Dataset extract:
______
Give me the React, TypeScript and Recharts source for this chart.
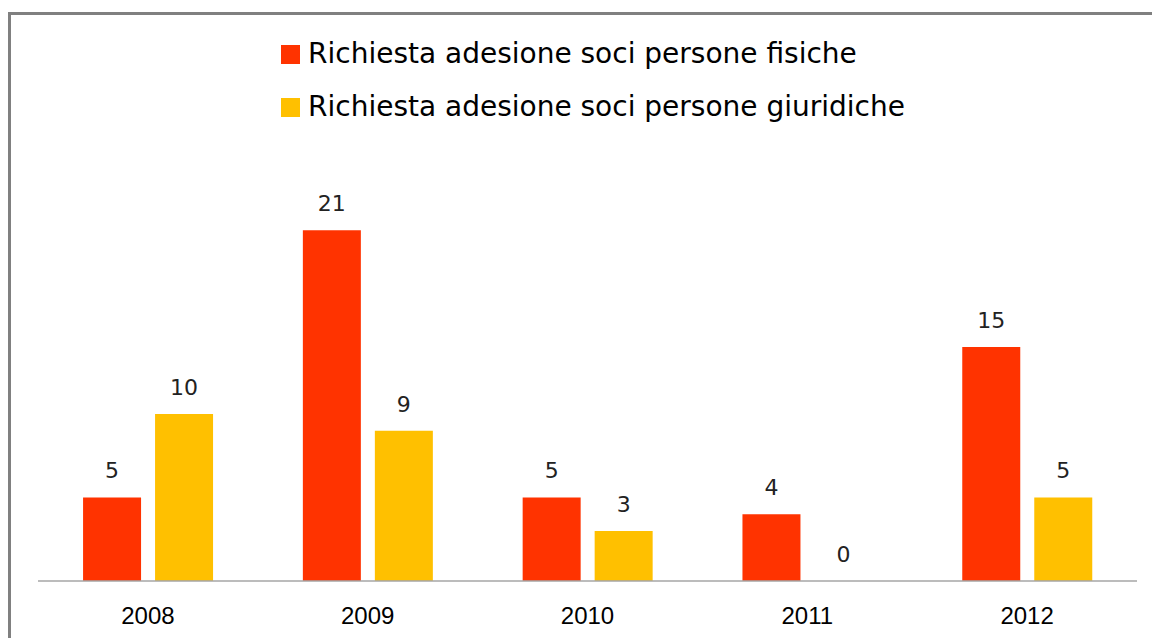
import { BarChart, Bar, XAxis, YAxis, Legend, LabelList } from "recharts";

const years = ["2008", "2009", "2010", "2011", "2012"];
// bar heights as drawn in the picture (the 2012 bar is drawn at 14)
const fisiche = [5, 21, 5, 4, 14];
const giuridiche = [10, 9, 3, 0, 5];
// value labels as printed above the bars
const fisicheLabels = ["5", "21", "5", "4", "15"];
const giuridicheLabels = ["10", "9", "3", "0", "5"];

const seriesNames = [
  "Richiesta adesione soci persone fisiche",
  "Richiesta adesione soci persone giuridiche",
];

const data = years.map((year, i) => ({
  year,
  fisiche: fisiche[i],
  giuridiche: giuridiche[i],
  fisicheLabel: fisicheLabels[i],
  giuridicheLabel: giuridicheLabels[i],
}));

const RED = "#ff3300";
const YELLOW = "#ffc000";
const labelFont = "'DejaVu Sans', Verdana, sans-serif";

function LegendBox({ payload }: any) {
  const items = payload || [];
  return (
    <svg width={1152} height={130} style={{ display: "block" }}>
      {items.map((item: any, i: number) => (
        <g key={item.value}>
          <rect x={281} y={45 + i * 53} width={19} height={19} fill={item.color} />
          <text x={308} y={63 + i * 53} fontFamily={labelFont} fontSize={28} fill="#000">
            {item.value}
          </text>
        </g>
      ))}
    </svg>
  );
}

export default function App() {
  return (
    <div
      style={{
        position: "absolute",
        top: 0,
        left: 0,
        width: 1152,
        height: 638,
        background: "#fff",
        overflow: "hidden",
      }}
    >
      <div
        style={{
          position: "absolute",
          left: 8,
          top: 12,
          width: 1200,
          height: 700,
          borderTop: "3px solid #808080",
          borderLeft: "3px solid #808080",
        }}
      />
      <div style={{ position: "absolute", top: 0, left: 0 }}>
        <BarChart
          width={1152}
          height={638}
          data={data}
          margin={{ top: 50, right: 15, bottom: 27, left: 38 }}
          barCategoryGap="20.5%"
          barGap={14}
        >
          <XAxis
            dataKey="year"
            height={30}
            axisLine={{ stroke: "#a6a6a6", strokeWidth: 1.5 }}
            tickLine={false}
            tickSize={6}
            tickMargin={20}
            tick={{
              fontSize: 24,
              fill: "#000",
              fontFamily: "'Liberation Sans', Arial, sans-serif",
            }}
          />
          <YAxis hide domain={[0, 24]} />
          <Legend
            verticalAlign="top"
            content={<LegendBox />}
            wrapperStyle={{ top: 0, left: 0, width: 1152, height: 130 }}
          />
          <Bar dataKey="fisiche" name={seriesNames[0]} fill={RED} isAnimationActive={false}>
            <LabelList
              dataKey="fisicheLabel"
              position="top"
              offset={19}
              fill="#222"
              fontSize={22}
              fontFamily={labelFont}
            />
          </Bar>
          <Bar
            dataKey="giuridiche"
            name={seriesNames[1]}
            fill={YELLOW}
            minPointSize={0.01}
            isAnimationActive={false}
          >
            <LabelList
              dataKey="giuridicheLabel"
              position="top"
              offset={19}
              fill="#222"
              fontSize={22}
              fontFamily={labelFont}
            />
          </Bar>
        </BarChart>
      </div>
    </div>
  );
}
______
Repeat the lines above exactly, and keep every picture out.

Give me the React, TypeScript and Recharts source for this chart.
import { BarChart, Bar, XAxis, YAxis, Legend, LabelList } from "recharts";

const years = ["2008", "2009", "2010", "2011", "2012"];
// bar heights as drawn in the picture (the 2012 bar is drawn at 14)
const fisiche = [5, 21, 5, 4, 14];
const giuridiche = [10, 9, 3, 0, 5];
// value labels as printed above the bars
const fisicheLabels = ["5", "21", "5", "4", "15"];
const giuridicheLabels = ["10", "9", "3", "0", "5"];

const seriesNames = [
  "Richiesta adesione soci persone fisiche",
  "Richiesta adesione soci persone giuridiche",
];

const data = years.map((year, i) => ({
  year,
  fisiche: fisiche[i],
  giuridiche: giuridiche[i],
  fisicheLabel: fisicheLabels[i],
  giuridicheLabel: giuridicheLabels[i],
}));

const RED = "#ff3300";
const YELLOW = "#ffc000";
const labelFont = "'DejaVu Sans', Verdana, sans-serif";

function LegendBox({ payload }: any) {
  const items = payload || [];
  return (
    <svg width={1152} height={130} style={{ display: "block" }}>
      {items.map((item: any, i: number) => (
        <g key={item.value}>
          <rect x={281} y={45 + i * 53} width={19} height={19} fill={item.color} />
          <text x={308} y={63 + i * 53} fontFamily={labelFont} fontSize={28} fill="#000">
            {item.value}
          </text>
        </g>
      ))}
    </svg>
  );
}

export default function App() {
  return (
    <div
      style={{
        position: "absolute",
        top: 0,
        left: 0,
        width: 1152,
        height: 638,
        background: "#fff",
        overflow: "hidden",
      }}
    >
      <div
        style={{
          position: "absolute",
          left: 8,
          top: 12,
          width: 1200,
          height: 700,
          borderTop: "3px solid #808080",
          borderLeft: "3px solid #808080",
        }}
      />
      <div style={{ position: "absolute", top: 0, left: 0 }}>
        <BarChart
          width={1152}
          height={638}
          data={data}
          margin={{ top: 50, right: 15, bottom: 27, left: 38 }}
          barCategoryGap="20.5%"
          barGap={14}
        >
          <XAxis
            dataKey="year"
            height={30}
            axisLine={{ stroke: "#a6a6a6", strokeWidth: 1.5 }}
            tickLine={false}
            tickSize={6}
            tickMargin={20}
            tick={{
              fontSize: 24,
              fill: "#000",
              fontFamily: "'Liberation Sans', Arial, sans-serif",
            }}
          />
          <YAxis hide domain={[0, 24]} />
          <Legend
            verticalAlign="top"
            content={<LegendBox />}
            wrapperStyle={{ top: 0, left: 0, width: 1152, height: 130 }}
          />
          <Bar dataKey="fisiche" name={seriesNames[0]} fill={RED} isAnimationActive={false}>
            <LabelList
              dataKey="fisicheLabel"
              position="top"
              offset={19}
              fill="#222"
              fontSize={22}
              fontFamily={labelFont}
            />
          </Bar>
          <Bar
            dataKey="giuridiche"
            name={seriesNames[1]}
            fill={YELLOW}
            minPointSize={0.01}
            isAnimationActive={false}
          >
            <LabelList
              dataKey="giuridicheLabel"
              position="top"
              offset={19}
              fill="#222"
              fontSize={22}
              fontFamily={labelFont}
            />
          </Bar>
        </BarChart>
      </div>
    </div>
  );
}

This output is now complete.